TO: Douglas Chapman MP, National Treasurer, SNP
DATE: 8 January 2021
Also sent by email
Congratulations on your recent election as the SNP’s treasurer. You may or may not be aware that in October 2020 this site asked your predecessor in the role, Colin Beattie, some questions on the subject of the supposedly “ring-fenced” indyref fighting fund that was created by donations to two separate fundraisers in previous years – referred to collectively by the party as the Referendum Appeal Fund or RAF.
We did so on behalf of numerous SNP members and non-members who had donated to the two appeals and were concerned as to the whereabouts of the monies.
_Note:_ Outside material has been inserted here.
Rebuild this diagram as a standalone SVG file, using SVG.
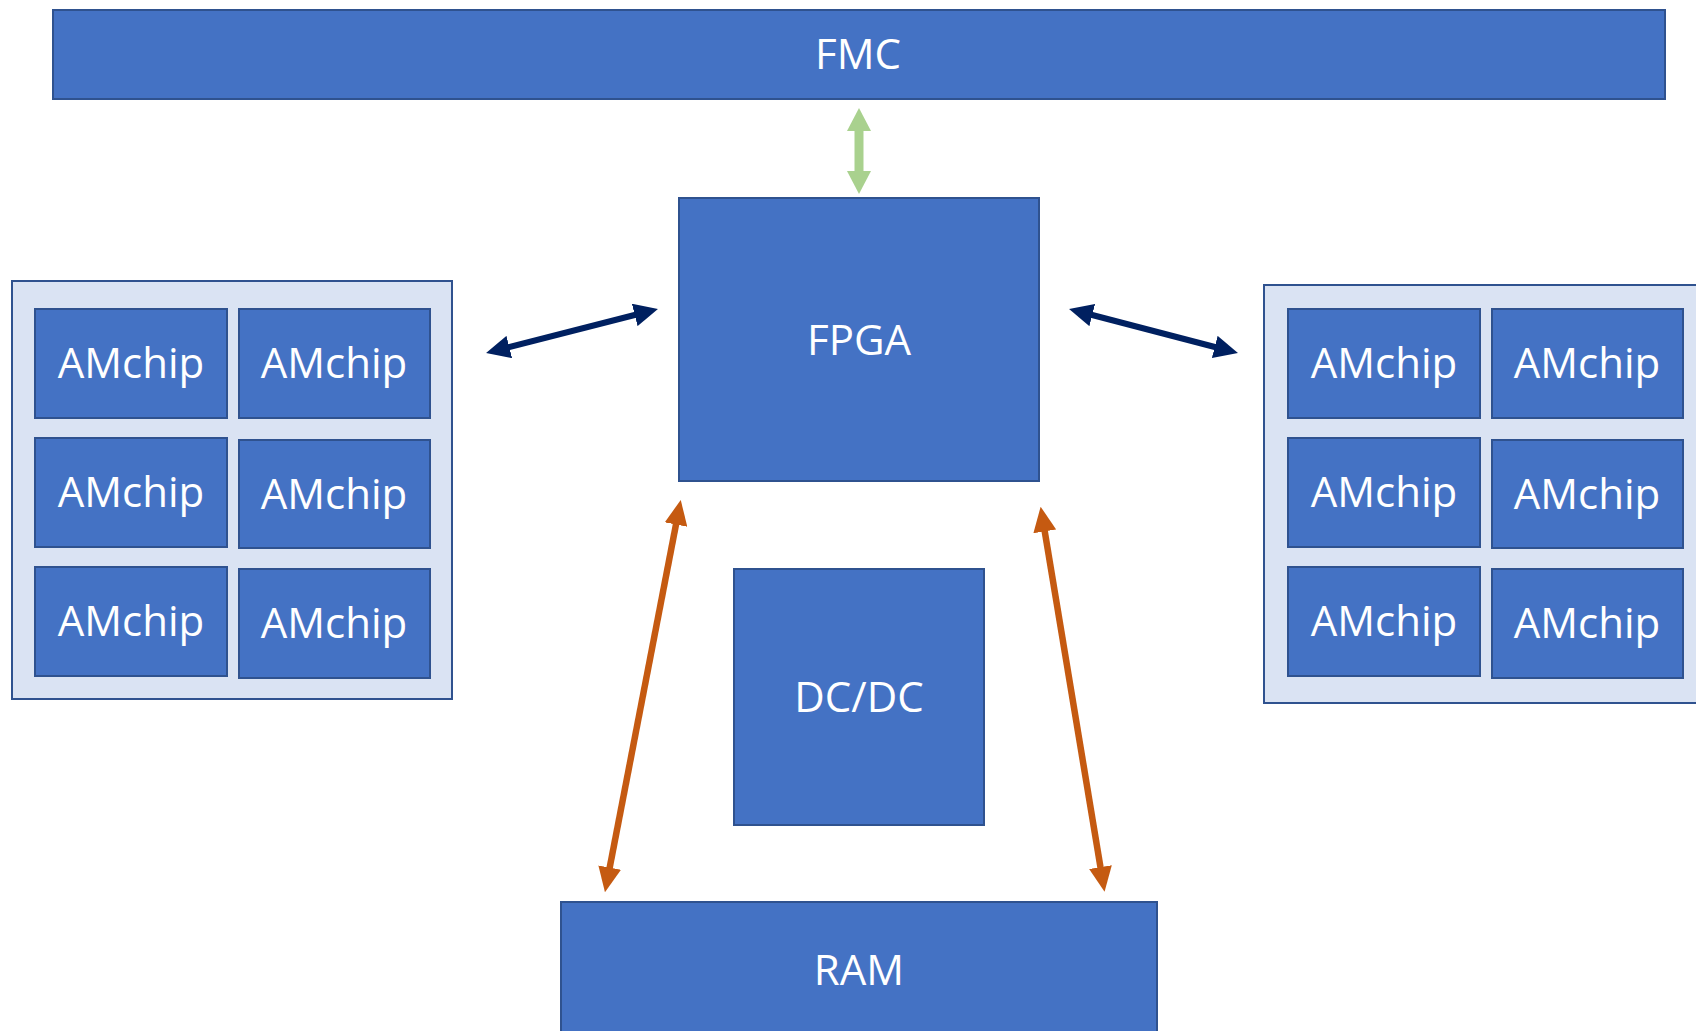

No meaningful reply was received either by Wings or several individual donors who also contacted Mr Beattie asking the same questions, and a number of those people (as well as some of your elected colleagues) have asked us to put the same questions to you publicly, now that you’ve had a few weeks to settle into your new position and are understood to be interested in finding the answers.
The first question is a simple one, and were the proposal it contains adopted it would render all the others moot and draw the matter to an immediate and highly satisfactory conclusion, so I hope this will only take a minute.
To avoid any future confusion, why doesn’t the SNP simply transfer the entire RAF to the account of Yes Scotland, and divert any future donations through the yes.scot website to the company’s account rather than the SNP’s?
This would provide a visible separation between referendum funds and SNP political funds. Anyone whose primary interest was independence could donate money to Yes Scotland through the yes.scot site for that purpose, while anyone chiefly motivated by Queer Theory, thoughtcrime, stopping people from getting two-for-one pizzas and imprisoning former First Ministers for crimes they didn’t commit could donate to the SNP through its own existing donations page, located here.
There would be no reason for any noticeable admin costs – Yes Scotland would have only one source of income (donations), no outgoings (until such times as the imminent second referendum, naturally), and Mr Martin’s only task would be to file a simple short statement of its account balance every year, which he has to do now anyway. It seems an obvious, elegant and complete solution.
Should the above proposal be inexplicably rejected, the following questions arise:
(2) If the RAF is indeed ring-fenced and available for use “at a moment’s notice”, why does the SNP not simply denote it as such in the accounts and avoid all this confusion and bad feeling, as suggested by SNP councillor Chris McEleny?
(3) Why, for that matter, does it not publish it as a live running total on the yes.scot site, as it did with the 2017 ref.scot fundraiser? Is there a reason it should be secret? Surely it would boost the morale of the entire Yes movement to know beyond any doubt that it had a healthy fighting fund ready for instant deployment.
(4) How did the money in the RAF come to be “woven through” the accounts in various unexplained places, given that it all comes from only two sources – the 2017 ref.scot fundraiser and the 2019-present day yes.scot one – and the SNP apparently knows to the exact pound how much is in it? Why would all of those funds not be recorded under the same category?
(5) The yes.scot website used to state that all donations would be used to produce a book called “An Independent Scotland: Household Guide”, to be distributed to every household in Scotland. It now contains simply a generic statement that donations will be used to provide “Yes campaigners” with “materials”.
Which, if either, of these things is now the case?
(6) Are all donations through yes.scot still being directed to the RAF? If so, which area of the SNP’s accounts would they be included under? Donations? Prepayments? Some other? If they’re NOT being directed to the RAF, on what date did this change?
(7) What was the balance of the RAF on 31 December 2017, 31 December 2018, 31 December 2019 and 31 December 2020?
(8) The SNP’s total net current assets according to the 2019 accounts are just under £272,000. How then can the party claim to have a fund of almost £600,000 available to spend “at a moment’s notice”? Is it being held “off the books” in some way? Or is it in the form of some sort of loan or overdraft facility? And if the latter, what has the actual real money given by donors been spent on?
(9) Given that questions were being asked about this money as far back as January 2019, allowing the matter to have now festered damagingly for almost a year, can we hope for a more transparent approach from you than from your predecessor, and if so, how soon might we expect some answers? What actions have you taken so far?
On behalf of your concerned members and donors, I look forward to your response.